• What you will do:
Write out nothing but the lines from the first line of the entries below through the line with "(finin) at (160,465.7);"; no pictures go in.

══ Listed entries ══

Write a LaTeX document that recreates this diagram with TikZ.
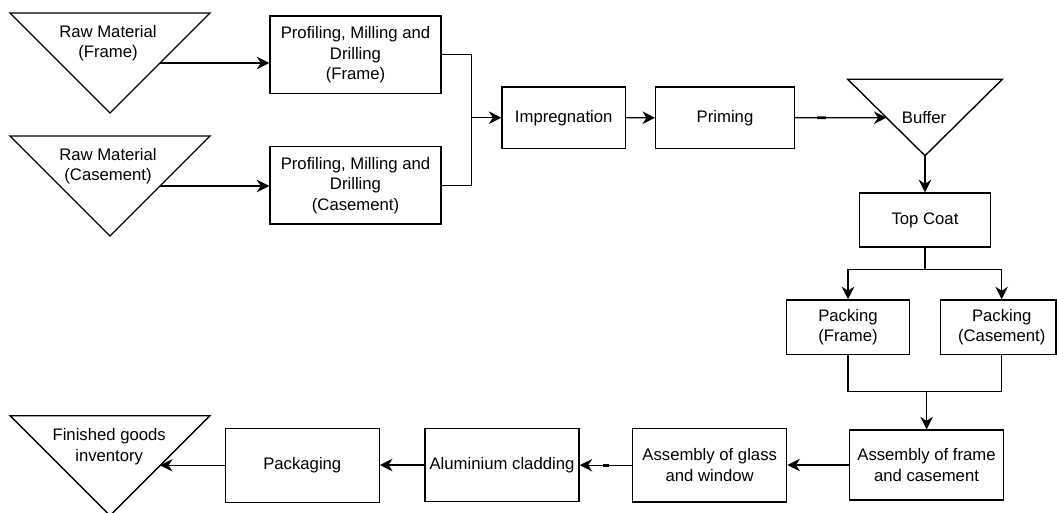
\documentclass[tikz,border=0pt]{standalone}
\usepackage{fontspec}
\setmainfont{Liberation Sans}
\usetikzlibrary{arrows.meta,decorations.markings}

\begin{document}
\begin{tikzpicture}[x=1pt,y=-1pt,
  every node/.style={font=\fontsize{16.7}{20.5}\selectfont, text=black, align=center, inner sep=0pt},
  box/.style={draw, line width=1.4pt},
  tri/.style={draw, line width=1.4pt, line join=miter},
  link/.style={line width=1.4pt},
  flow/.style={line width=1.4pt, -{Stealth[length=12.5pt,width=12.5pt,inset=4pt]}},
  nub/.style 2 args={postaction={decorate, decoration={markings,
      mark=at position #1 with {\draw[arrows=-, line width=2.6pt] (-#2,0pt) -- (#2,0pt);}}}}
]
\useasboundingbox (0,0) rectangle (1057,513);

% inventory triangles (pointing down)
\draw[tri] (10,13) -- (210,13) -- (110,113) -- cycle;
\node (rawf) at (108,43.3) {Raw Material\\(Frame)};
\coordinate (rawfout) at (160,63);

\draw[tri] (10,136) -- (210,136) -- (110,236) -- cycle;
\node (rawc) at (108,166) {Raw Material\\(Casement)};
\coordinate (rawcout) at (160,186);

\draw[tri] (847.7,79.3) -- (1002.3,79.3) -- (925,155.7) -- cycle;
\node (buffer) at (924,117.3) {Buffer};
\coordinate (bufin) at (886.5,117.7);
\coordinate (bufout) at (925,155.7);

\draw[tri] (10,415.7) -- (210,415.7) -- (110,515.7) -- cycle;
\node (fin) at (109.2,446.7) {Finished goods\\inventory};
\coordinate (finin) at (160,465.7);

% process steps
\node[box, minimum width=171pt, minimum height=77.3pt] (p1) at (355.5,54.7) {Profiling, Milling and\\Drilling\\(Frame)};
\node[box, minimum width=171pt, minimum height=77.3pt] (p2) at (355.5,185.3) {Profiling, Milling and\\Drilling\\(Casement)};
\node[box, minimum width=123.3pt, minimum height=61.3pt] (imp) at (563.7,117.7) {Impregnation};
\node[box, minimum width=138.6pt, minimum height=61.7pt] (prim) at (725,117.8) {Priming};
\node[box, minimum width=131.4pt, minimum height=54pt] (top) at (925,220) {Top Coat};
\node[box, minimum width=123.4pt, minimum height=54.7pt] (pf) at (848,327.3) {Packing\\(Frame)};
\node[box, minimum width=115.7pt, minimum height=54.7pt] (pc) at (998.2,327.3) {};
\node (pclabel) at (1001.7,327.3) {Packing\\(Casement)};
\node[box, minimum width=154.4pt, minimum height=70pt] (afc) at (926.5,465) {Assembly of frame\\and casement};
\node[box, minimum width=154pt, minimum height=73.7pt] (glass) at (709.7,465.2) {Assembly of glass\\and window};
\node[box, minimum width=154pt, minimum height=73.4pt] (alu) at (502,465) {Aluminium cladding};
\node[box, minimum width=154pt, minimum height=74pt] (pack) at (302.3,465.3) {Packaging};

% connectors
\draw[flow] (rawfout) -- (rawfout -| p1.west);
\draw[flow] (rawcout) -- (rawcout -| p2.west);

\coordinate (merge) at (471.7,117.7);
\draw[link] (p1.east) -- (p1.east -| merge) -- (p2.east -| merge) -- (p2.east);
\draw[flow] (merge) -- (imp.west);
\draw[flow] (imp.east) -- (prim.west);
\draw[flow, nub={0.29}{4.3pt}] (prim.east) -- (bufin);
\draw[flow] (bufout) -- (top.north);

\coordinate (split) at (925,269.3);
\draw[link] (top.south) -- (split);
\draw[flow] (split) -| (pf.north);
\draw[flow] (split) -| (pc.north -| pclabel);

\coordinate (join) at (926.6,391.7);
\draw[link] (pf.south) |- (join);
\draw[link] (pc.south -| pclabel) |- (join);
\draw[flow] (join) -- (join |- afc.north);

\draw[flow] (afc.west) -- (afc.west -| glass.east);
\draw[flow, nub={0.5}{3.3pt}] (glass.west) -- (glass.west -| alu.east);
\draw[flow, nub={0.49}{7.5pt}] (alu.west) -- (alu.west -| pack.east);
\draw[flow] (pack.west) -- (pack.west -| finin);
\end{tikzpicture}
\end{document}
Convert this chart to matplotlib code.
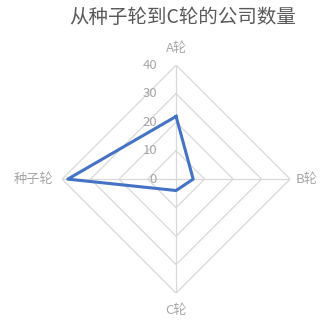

═══

• Reply:
Write a LaTeX document that recreates this diagram with TikZ.
\documentclass[tikz,border=0pt]{standalone}
\usepackage{fontspec}
\setmainfont{Liberation Sans}
\usetikzlibrary{arrows.meta,decorations.markings}

\begin{document}
\begin{tikzpicture}[x=1pt,y=-1pt,
  every node/.style={font=\fontsize{16.7}{20.5}\selectfont, text=black, align=center, inner sep=0pt},
  box/.style={draw, line width=1.4pt},
  tri/.style={draw, line width=1.4pt, line join=miter},
  link/.style={line width=1.4pt},
  flow/.style={line width=1.4pt, -{Stealth[length=12.5pt,width=12.5pt,inset=4pt]}},
  nub/.style 2 args={postaction={decorate, decoration={markings,
      mark=at position #1 with {\draw[arrows=-, line width=2.6pt] (-#2,0pt) -- (#2,0pt);}}}}
]
\useasboundingbox (0,0) rectangle (1057,513);

% inventory triangles (pointing down)
\draw[tri] (10,13) -- (210,13) -- (110,113) -- cycle;
\node (rawf) at (108,43.3) {Raw Material\\(Frame)};
\coordinate (rawfout) at (160,63);

\draw[tri] (10,136) -- (210,136) -- (110,236) -- cycle;
\node (rawc) at (108,166) {Raw Material\\(Casement)};
\coordinate (rawcout) at (160,186);

\draw[tri] (847.7,79.3) -- (1002.3,79.3) -- (925,155.7) -- cycle;
\node (buffer) at (924,117.3) {Buffer};
\coordinate (bufin) at (886.5,117.7);
\coordinate (bufout) at (925,155.7);

\draw[tri] (10,415.7) -- (210,415.7) -- (110,515.7) -- cycle;
\node (fin) at (109.2,446.7) {Finished goods\\inventory};
\coordinate (finin) at (160,465.7);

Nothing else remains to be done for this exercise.